"""
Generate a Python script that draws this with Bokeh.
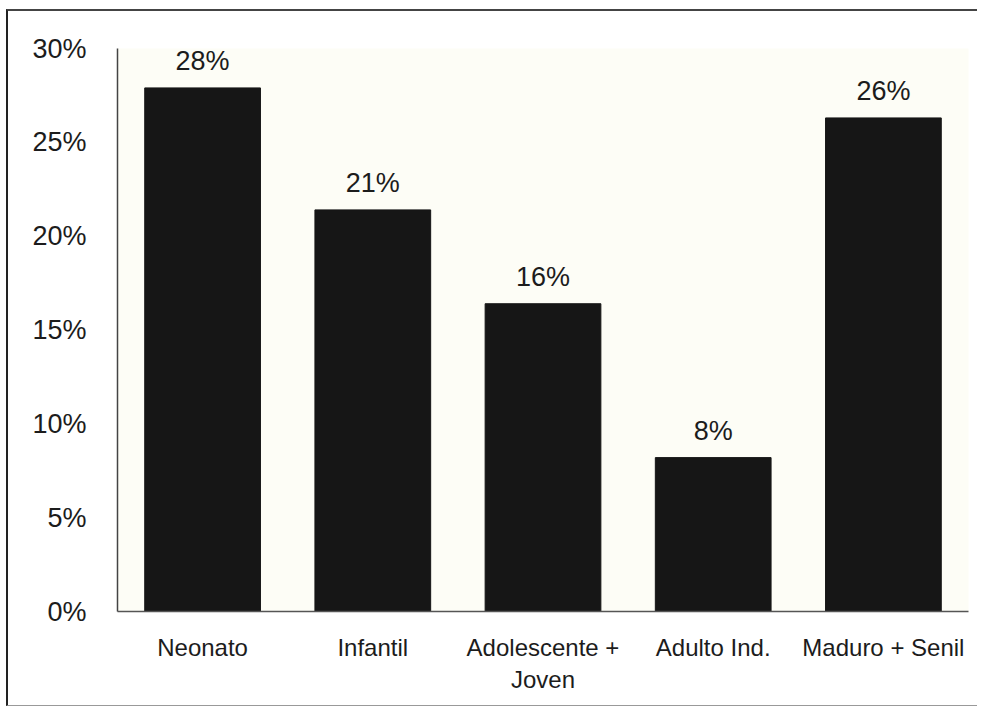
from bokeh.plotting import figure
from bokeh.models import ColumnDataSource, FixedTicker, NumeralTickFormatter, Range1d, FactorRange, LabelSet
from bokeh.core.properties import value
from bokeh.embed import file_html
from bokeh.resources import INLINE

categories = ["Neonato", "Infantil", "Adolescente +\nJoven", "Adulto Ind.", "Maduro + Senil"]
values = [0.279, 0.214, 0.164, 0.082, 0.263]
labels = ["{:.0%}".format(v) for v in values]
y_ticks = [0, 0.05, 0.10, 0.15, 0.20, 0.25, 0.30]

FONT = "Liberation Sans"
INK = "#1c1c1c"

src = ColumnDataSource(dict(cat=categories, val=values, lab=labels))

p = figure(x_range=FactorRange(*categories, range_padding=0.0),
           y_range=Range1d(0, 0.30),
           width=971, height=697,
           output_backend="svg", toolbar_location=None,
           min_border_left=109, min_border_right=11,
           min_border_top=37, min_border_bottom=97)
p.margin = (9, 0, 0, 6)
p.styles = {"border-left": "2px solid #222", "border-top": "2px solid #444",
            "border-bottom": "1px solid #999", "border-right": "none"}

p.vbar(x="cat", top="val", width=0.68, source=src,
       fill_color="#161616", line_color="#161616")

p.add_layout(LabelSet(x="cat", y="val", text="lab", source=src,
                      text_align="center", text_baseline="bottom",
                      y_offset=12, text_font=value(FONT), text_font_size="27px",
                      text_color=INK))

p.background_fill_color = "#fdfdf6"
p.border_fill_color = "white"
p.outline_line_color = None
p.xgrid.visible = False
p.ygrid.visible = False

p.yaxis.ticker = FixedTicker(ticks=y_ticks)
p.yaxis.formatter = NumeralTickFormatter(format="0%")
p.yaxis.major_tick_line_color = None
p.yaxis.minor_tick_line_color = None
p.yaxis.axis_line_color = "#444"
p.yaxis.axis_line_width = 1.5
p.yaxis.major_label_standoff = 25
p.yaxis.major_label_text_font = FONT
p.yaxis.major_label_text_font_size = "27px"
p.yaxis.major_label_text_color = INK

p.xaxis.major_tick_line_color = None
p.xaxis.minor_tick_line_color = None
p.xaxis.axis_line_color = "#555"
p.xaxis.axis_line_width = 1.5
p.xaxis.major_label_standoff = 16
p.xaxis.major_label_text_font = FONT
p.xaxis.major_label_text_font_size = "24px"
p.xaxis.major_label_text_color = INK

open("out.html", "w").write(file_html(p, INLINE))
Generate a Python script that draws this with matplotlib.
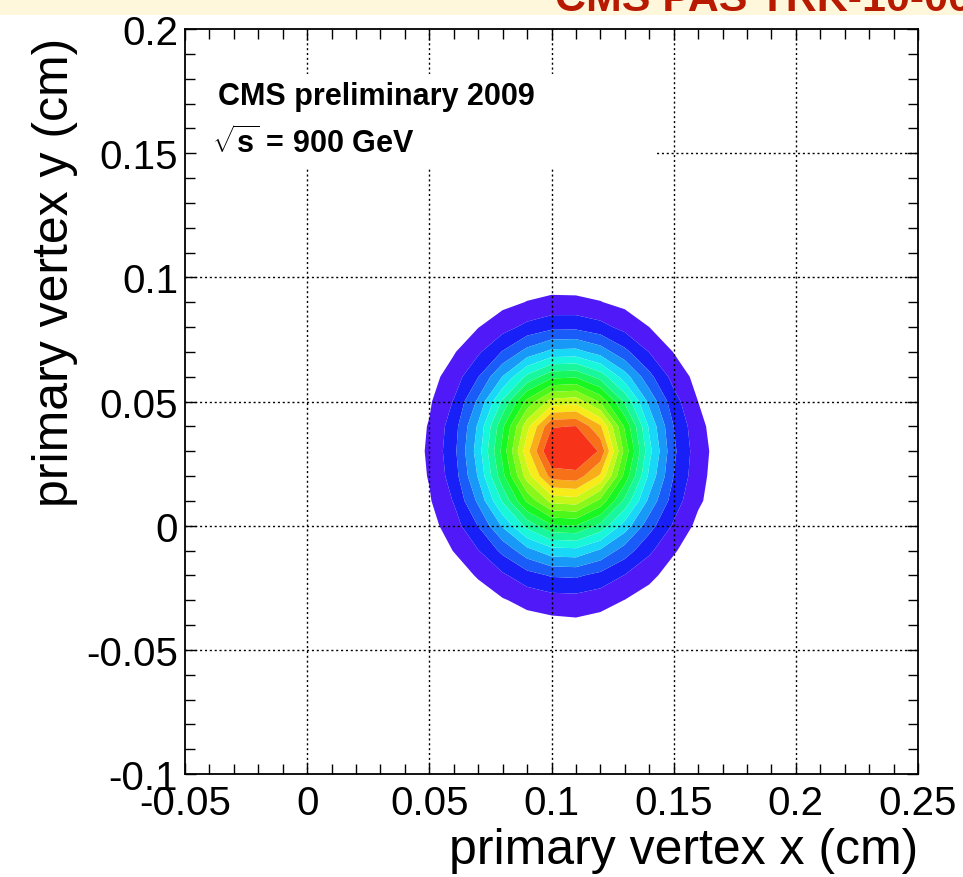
"""
Problem: Make an exact copy of the listing above. Do not include the pictures.

Result of this exercise:
Generate a Python script that draws this with Bokeh.
from bokeh.plotting import figure
from bokeh.models import ColumnDataSource, FixedTicker, NumeralTickFormatter, Range1d, FactorRange, LabelSet
from bokeh.core.properties import value
from bokeh.embed import file_html
from bokeh.resources import INLINE

categories = ["Neonato", "Infantil", "Adolescente +\nJoven", "Adulto Ind.", "Maduro + Senil"]
values = [0.279, 0.214, 0.164, 0.082, 0.263]
labels = ["{:.0%}".format(v) for v in values]
y_ticks = [0, 0.05, 0.10, 0.15, 0.20, 0.25, 0.30]

FONT = "Liberation Sans"
INK = "#1c1c1c"

src = ColumnDataSource(dict(cat=categories, val=values, lab=labels))

p = figure(x_range=FactorRange(*categories, range_padding=0.0),
           y_range=Range1d(0, 0.30),
           width=971, height=697,
           output_backend="svg", toolbar_location=None,
           min_border_left=109, min_border_right=11,
           min_border_top=37, min_border_bottom=97)
p.margin = (9, 0, 0, 6)
p.styles = {"border-left": "2px solid #222", "border-top": "2px solid #444",
            "border-bottom": "1px solid #999", "border-right": "none"}

p.vbar(x="cat", top="val", width=0.68, source=src,
       fill_color="#161616", line_color="#161616")

p.add_layout(LabelSet(x="cat", y="val", text="lab", source=src,
                      text_align="center", text_baseline="bottom",
                      y_offset=12, text_font=value(FONT), text_font_size="27px",
                      text_color=INK))

p.background_fill_color = "#fdfdf6"
p.border_fill_color = "white"
p.outline_line_color = None
p.xgrid.visible = False
p.ygrid.visible = False

p.yaxis.ticker = FixedTicker(ticks=y_ticks)
p.yaxis.formatter = NumeralTickFormatter(format="0%")
p.yaxis.major_tick_line_color = None
p.yaxis.minor_tick_line_color = None
p.yaxis.axis_line_color = "#444"
p.yaxis.axis_line_width = 1.5
p.yaxis.major_label_standoff = 25
p.yaxis.major_label_text_font = FONT
p.yaxis.major_label_text_font_size = "27px"
p.yaxis.major_label_text_color = INK

p.xaxis.major_tick_line_color = None
p.xaxis.minor_tick_line_color = None
p.xaxis.axis_line_color = "#555"
p.xaxis.axis_line_width = 1.5
p.xaxis.major_label_standoff = 16
p.xaxis.major_label_text_font = FONT
p.xaxis.major_label_text_font_size = "24px"
p.xaxis.major_label_text_color = INK

open("out.html", "w").write(file_html(p, INLINE))
Generate a Python script that draws this with matplotlib.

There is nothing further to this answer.